*Dataset*.

====

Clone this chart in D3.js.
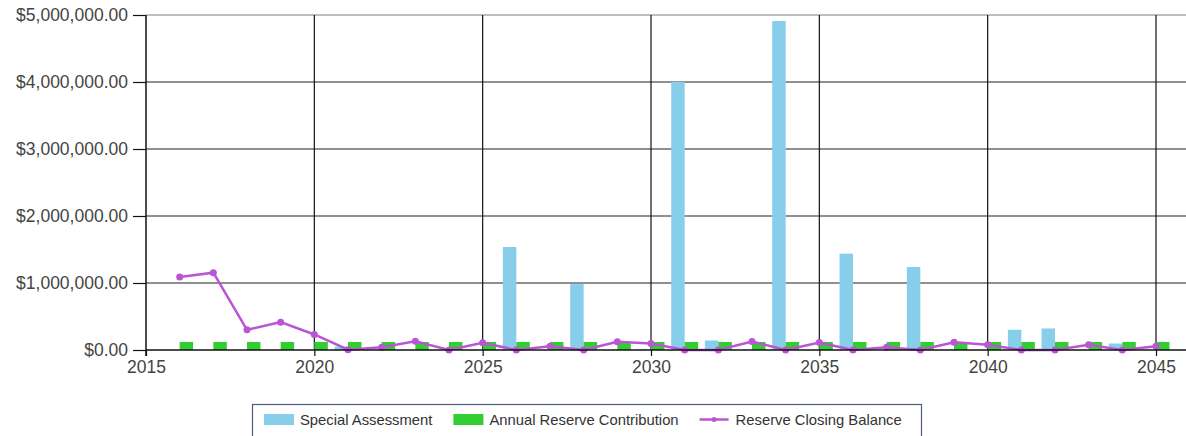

====

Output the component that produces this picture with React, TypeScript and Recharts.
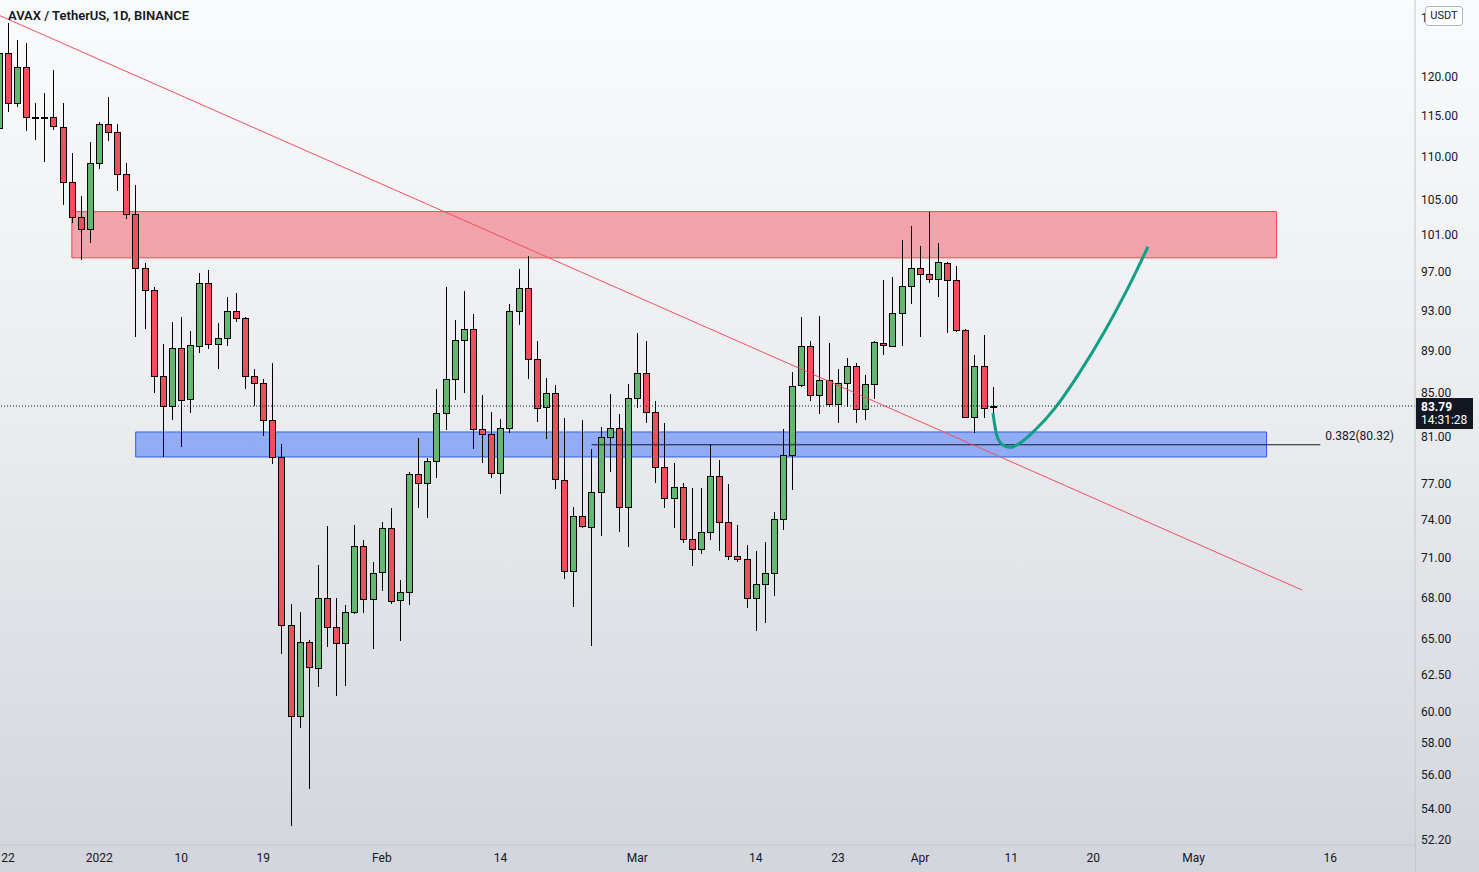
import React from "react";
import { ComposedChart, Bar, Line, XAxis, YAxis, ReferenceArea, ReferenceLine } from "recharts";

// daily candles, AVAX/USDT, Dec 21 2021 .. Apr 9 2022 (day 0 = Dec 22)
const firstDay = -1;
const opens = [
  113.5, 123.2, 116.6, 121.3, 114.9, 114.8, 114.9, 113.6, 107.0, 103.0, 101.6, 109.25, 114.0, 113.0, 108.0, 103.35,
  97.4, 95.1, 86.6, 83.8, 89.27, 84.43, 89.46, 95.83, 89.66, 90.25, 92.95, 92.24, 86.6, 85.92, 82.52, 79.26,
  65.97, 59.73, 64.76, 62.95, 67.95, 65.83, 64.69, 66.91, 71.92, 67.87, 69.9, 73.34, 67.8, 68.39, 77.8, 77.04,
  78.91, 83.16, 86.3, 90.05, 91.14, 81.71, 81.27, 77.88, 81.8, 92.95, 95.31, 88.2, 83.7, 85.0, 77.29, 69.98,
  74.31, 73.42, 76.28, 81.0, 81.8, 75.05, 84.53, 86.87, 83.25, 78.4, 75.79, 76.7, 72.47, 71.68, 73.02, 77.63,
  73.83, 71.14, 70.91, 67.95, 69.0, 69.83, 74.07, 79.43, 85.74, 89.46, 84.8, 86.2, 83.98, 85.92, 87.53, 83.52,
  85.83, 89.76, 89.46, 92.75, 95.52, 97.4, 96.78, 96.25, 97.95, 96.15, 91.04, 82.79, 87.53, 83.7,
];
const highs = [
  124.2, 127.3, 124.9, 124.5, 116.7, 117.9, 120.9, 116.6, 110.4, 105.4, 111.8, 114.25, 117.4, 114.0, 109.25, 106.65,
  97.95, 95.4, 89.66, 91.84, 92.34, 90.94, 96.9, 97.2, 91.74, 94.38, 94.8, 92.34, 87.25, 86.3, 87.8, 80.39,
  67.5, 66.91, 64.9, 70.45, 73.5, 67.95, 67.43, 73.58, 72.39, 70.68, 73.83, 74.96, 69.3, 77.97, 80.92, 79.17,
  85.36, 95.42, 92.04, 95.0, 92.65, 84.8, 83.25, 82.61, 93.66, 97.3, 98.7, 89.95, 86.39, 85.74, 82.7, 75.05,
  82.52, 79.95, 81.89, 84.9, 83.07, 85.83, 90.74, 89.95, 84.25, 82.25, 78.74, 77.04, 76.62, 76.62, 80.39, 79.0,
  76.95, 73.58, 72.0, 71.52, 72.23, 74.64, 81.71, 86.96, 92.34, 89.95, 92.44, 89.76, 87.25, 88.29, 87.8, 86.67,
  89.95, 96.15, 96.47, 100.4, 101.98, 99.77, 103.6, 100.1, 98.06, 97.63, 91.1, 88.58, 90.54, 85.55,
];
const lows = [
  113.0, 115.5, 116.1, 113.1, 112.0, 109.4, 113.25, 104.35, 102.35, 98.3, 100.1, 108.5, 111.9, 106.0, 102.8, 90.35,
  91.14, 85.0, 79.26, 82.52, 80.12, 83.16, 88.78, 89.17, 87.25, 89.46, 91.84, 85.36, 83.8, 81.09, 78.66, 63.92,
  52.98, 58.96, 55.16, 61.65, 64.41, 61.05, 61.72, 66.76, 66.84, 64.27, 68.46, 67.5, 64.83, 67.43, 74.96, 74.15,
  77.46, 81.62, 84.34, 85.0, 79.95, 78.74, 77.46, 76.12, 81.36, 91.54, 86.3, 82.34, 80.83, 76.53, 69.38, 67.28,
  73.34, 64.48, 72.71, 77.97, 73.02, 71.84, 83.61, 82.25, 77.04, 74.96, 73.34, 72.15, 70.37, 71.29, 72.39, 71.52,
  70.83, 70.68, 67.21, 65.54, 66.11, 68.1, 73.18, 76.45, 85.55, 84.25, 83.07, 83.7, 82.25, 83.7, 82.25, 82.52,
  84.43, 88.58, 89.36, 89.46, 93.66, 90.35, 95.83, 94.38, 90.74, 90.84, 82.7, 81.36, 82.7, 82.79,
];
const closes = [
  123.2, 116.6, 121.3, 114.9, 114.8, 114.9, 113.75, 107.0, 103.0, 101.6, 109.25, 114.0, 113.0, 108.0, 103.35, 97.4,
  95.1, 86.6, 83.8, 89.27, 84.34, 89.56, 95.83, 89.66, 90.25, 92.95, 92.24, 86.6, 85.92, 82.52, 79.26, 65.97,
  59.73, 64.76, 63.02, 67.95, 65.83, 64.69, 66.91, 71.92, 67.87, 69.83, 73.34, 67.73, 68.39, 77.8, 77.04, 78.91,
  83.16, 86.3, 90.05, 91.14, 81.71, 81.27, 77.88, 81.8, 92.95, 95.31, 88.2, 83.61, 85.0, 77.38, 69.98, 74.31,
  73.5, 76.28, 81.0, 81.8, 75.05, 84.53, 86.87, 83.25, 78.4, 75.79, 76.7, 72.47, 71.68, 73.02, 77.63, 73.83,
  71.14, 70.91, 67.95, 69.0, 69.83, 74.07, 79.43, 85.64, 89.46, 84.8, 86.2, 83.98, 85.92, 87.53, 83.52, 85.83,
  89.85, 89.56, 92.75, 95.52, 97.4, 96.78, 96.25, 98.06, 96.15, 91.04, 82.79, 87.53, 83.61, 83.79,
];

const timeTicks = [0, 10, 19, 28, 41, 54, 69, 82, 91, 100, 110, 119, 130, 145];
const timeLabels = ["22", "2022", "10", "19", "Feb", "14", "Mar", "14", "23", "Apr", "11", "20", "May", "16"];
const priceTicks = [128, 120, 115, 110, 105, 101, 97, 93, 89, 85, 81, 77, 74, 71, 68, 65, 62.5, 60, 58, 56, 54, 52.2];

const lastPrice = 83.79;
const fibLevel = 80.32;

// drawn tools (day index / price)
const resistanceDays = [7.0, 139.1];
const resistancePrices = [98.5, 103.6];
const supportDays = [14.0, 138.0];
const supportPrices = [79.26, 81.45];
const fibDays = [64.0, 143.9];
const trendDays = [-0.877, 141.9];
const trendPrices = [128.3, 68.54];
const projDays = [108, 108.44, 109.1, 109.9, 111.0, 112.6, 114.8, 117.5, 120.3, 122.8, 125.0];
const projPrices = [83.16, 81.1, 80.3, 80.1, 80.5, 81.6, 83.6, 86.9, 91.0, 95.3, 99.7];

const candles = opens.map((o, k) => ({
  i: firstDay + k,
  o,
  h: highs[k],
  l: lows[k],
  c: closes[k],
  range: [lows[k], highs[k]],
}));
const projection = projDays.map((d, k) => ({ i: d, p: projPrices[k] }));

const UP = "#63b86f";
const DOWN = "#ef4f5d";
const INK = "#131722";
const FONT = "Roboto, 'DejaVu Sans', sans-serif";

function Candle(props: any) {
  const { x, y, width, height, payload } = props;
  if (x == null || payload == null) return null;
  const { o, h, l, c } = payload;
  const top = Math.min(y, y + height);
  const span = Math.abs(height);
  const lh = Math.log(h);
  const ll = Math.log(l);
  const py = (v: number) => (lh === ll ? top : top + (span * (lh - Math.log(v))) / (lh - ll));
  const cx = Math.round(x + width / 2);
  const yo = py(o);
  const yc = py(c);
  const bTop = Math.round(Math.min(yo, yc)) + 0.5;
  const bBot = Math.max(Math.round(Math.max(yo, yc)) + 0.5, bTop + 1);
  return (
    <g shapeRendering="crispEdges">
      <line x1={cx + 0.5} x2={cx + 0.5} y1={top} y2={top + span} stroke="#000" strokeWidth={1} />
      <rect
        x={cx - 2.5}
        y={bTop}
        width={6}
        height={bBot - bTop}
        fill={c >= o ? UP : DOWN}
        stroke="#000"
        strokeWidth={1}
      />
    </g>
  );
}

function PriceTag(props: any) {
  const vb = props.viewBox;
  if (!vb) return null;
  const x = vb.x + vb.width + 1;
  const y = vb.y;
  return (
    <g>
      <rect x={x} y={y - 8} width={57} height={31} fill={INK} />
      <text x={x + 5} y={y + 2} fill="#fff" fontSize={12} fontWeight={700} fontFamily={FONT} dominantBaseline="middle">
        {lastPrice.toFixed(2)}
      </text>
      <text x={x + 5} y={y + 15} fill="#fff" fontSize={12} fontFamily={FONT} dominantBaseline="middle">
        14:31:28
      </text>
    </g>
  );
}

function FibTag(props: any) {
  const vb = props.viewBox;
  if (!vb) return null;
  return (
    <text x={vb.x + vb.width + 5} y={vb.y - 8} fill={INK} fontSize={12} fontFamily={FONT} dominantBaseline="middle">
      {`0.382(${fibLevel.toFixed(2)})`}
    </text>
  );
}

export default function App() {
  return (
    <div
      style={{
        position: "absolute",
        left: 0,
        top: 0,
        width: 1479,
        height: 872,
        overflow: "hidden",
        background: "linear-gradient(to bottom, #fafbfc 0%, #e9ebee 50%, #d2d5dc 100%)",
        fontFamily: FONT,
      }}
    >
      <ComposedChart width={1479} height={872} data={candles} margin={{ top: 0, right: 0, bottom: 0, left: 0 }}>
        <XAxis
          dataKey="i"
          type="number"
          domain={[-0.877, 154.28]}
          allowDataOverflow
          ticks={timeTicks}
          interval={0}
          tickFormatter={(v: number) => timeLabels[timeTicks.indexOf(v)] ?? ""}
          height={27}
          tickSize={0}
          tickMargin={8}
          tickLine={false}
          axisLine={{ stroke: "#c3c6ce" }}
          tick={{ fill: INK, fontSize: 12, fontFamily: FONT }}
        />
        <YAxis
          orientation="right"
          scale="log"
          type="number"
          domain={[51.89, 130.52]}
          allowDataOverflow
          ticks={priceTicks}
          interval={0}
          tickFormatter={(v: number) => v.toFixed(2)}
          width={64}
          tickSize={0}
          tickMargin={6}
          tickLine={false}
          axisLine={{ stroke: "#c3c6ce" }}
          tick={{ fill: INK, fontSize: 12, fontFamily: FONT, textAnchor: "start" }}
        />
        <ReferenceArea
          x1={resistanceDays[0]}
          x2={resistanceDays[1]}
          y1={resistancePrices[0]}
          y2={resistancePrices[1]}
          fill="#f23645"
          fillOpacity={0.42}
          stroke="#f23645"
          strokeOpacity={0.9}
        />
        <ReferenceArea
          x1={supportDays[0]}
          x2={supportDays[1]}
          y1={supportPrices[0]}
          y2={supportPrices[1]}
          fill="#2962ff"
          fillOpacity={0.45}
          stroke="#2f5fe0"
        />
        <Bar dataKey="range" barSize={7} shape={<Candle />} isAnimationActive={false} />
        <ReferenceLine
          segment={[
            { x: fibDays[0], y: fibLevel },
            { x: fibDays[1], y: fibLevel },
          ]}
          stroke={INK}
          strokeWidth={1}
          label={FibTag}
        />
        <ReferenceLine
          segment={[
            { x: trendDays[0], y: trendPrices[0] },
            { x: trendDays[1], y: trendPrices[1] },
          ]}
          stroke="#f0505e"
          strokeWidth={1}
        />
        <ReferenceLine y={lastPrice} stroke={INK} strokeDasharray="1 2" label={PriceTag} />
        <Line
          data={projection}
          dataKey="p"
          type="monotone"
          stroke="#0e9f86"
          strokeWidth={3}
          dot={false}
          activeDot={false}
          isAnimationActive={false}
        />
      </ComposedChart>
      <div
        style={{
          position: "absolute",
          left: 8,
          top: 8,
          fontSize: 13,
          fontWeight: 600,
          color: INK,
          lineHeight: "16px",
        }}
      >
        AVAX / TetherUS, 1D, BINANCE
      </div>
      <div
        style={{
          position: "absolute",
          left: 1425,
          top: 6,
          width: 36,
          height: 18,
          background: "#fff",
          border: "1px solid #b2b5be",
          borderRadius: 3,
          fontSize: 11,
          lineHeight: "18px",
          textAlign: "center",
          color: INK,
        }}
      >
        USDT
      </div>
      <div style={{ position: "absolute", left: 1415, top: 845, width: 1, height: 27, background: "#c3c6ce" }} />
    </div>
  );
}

====

*Exercise aim*.
Copy nothing but the lines above that run from the one with "Output the component" to the one with "YAxis, ReferenceArea, ReferenceLine", ends included; pictures stay out.

*Answer*.
Output the component that produces this picture with React, TypeScript and Recharts.
import React from "react";
import { ComposedChart, Bar, Line, XAxis, YAxis, ReferenceArea, ReferenceLine } from "recharts";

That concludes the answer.